ComparativeGenomicsToolkit / cactus

Official home of genome aligner based upon notion of Cactus graphs
Other
505 stars 111 forks source link

Locations When Using cactus-hal2maf #1462

Closed parsonsrachel closed 1 month ago

parsonsrachel commented 1 month ago

I have been using the cactus-hal2maf tool to look at orthologous regions in the genomes of a set of primates, but I noticed some interesting behavior that I don't really understand. I wanted to pull out all the regions that aligned to chromosome 10 in chimp and look through the alignment (specifically focusing on repetitive elements). I used this command to generate the maf file:

cactus-hal2maf --chunkSize 500000 --refGenome GCA_028858775.2 --refSequence CM054444.2 --start 1 --length 140160334 --targetGenomes GCA_029281585.2,GCA_028885655.2,GCA_028885625.2,GCA_029289425.2,GCA_028878055.2,GCA_028858775.2,hs1 --noAncestors --coverage --filterGapCausingDupes --dupeMode single --binariesMode singularity file:jobstore.txt 7-t2t-apes-2023v2.hal chr10_PanTro.maf

(cactus version 7.0.0 and singularity (apptainer) version 1.3.3-1.el8)
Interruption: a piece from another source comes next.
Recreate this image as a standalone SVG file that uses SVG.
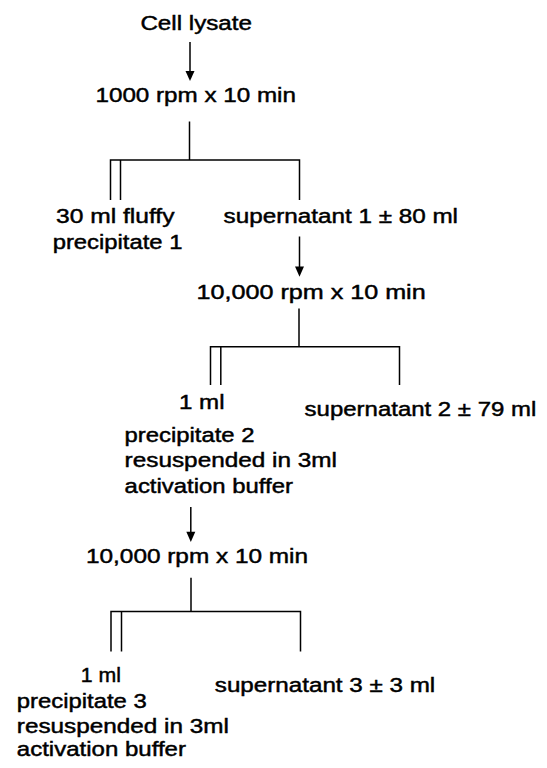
<svg xmlns="http://www.w3.org/2000/svg" width="547" height="768" viewBox="0 0 547 768">
<style>
text{font-family:"Liberation Sans",Arial,sans-serif;font-size:20px;fill:#000;stroke:#000;stroke-width:0.45}
.ln{stroke:#000;stroke-width:1.5;fill:none}
.hd{fill:#000}
</style>
<rect width="547" height="768" fill="#fff"/>
<g id="connectors">
<line class="ln" x1="190" y1="42" x2="190" y2="71"/>
<path class="hd" d="M185.5,71 L194.5,71 L190,81 Z"/>
<line class="ln" x1="189.5" y1="121.5" x2="189.5" y2="160"/>
<polyline class="ln" points="110.5,200 110.5,160 299.5,160 299.5,200"/>
<line class="ln" x1="120.5" y1="160" x2="120.5" y2="200"/>
<line class="ln" x1="299.5" y1="236.5" x2="299.5" y2="267"/>
<path class="hd" d="M295,266.5 L304,266.5 L299.5,276.7 Z"/>
<line class="ln" x1="299" y1="308.5" x2="299" y2="346.7"/>
<polyline class="ln" points="210.5,385 210.5,346.7 399.5,346.7 399.5,385"/>
<line class="ln" x1="220.8" y1="346.7" x2="220.8" y2="385"/>
<line class="ln" x1="190.8" y1="507" x2="190.8" y2="532"/>
<path class="hd" d="M186.3,531.7 L195.3,531.7 L190.8,542 Z"/>
<line class="ln" x1="191" y1="577.7" x2="191" y2="611.5"/>
<polyline class="ln" points="111,651.5 111,611.5 300.5,611.5 300.5,651.5"/>
<line class="ln" x1="121.5" y1="611.5" x2="121.5" y2="651.5"/>
</g>
<g id="cell-lysate"><text x="140.4" y="30" textLength="111.6" lengthAdjust="spacingAndGlyphs">Cell lysate</text></g>
<g id="spin1"><text x="95.5" y="101.7" textLength="200.4" lengthAdjust="spacingAndGlyphs">1000 rpm x 10 min</text></g>
<g id="precipitate1">
<text x="56.1" y="223.3" textLength="118.4" lengthAdjust="spacingAndGlyphs">30 ml fluffy</text>
<text x="52.7" y="249" textLength="129.8" lengthAdjust="spacingAndGlyphs">precipitate 1</text>
</g>
<g id="supernatant1"><text x="223.6" y="223.3" textLength="234.4" lengthAdjust="spacingAndGlyphs">supernatant 1 ± 80 ml</text></g>
<g id="spin2"><text x="196.6" y="299" textLength="229.1" lengthAdjust="spacingAndGlyphs">10,000 rpm x 10 min</text></g>
<g id="precipitate2">
<text x="179" y="409.3" textLength="45.6" lengthAdjust="spacingAndGlyphs">1 ml</text>
<text x="124.6" y="441.7" textLength="129.9" lengthAdjust="spacingAndGlyphs">precipitate 2</text>
<text x="124.6" y="467.3" textLength="212.4" lengthAdjust="spacingAndGlyphs">resuspended in 3ml</text>
<text x="124.6" y="492.7" textLength="168.4" lengthAdjust="spacingAndGlyphs">activation buffer</text>
</g>
<g id="supernatant2"><text x="304.6" y="415.7" textLength="231.7" lengthAdjust="spacingAndGlyphs">supernatant 2 ± 79 ml</text></g>
<g id="spin3"><text x="86" y="563.3" textLength="222" lengthAdjust="spacingAndGlyphs">10,000 rpm x 10 min</text></g>
<g id="precipitate3">
<text x="80.8" y="681.7" textLength="40.2" lengthAdjust="spacingAndGlyphs">1 ml</text>
<text x="16.8" y="708.3" textLength="129.9" lengthAdjust="spacingAndGlyphs">precipitate 3</text>
<text x="16.8" y="733.3" textLength="212" lengthAdjust="spacingAndGlyphs">resuspended in 3ml</text>
<text x="16.8" y="756" textLength="169.2" lengthAdjust="spacingAndGlyphs">activation buffer</text>
</g>
<g id="supernatant3"><text x="214.8" y="691.7" textLength="220.4" lengthAdjust="spacingAndGlyphs">supernatant 3 ± 3 ml</text></g>
</svg>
When I was looking at certain regions, I noticed that the location reported for some of the species did not match the sequence that was being aligned. Specifically, I was looking at the region in chimp from position 28234 with length 668:

Screenshot 2024-08-13 at 9 38 15 AM

At this location in chimp (specifically starting at position 28528), there is a transposable element insertion, and I was looking to see if there was an orthologous TE found in the other species. Since these regions are well aligned, it suggests that the other species should also have the TE at this location, but the annotation is missing from some of the other species. To try and figure out if there was an issue with my repeat annotations, I looked at the reported locations for each species to see what could be happening. When I did this I noticed that for 5 of the 6 target genomes, the sequence aligned in the maf file did not match the sequence present in the genome at the reported location. For example, in human the reported sequence from the maf file is "tttttaattttttgaggaatggtcatactgctttccataatggcta..." but the actual sequence at location 115,464,920 is "CTCAAGCAATCCTCCCG..." (shown below).

Screenshot 2024-08-13 at 9 27 04 AM

Additionally, since the maf file reported the sequence in human was the reverse complement (denoted by -), we also looked at the reported location with that in mind. To do this I looked at the end of the range reported in the maf file. The range given by the maf for the human genome was 115,464,920-115,465,587, so I looked from 115,465,487-115,465,587 and got the sequence "...CCCATTTATTT" which if reverse complemented is "...GGGTAAATAAA" and does not match the maf file either. Below is a screenshot of this sequence range.

Screenshot 2024-08-13 at 1 39 03 PM

The only species with the correct location of its reported sequence was GCA_029289425.2 (bonobo). The other species had the same issue as human where the sequence in the maf file was not the sequence at the reported location.

We also compared the location in the maf file to the location reported by the halLiftover tool (version 2.2). To do this I created a bed file of the region of interest with one line "CM054444.2 28234 28902". Then I used the command: halLiftover <halfile> GCA_028858775.2 <bed file with location> hs1 hs1.bed Then I used bedtools to sort and then merge: bedtools sort -i hs1.bed > hs1_sorted.bed bedtools merge -i hs1_sorted.bed -d 20 > hs1_sorted_merge.bed The resulting location from this tool was chr10 19,292,547-19,293,214.

This is drastically different from the location reported by the maf file for human (chr10:115,464,920-115,465,587). When I look at the sequence at the halLiftover coordinate ("...CCTCAAAAAATTAAAAA"), I get the sequence that was reported under human in the maf file (if you take the reverse complement).

Screenshot 2024-08-13 at 1 44 33 PM

This makes it seem like the coordinate reported by halLiftover is the coordinate that should be reported in the maf file, and there may be some error with which location is reported (even when the sequence is reported correctly).

I was wondering if there is any user error that may be contributing to this confusing behavior.

Thanks in advance!

parsonsrachel commented 1 month ago

After looking more into this it appears I was interpreting the maf file incorrectly. The locations reported for the species matching the reverse strand (lines with -) were being reported from the end of the sequence (as described here). In order to get the coordinates in the format reported by halLiftover you have to take the (length of the sequence - reported location - length of aligned block) to get the start coordinate of the block. For human this would be 134,758,134 - 115,464,920 - 667 = 19,292,547. Using this transform gets the coordinates in a format to look from the start of the sequence forward instead of from the end of the sequence.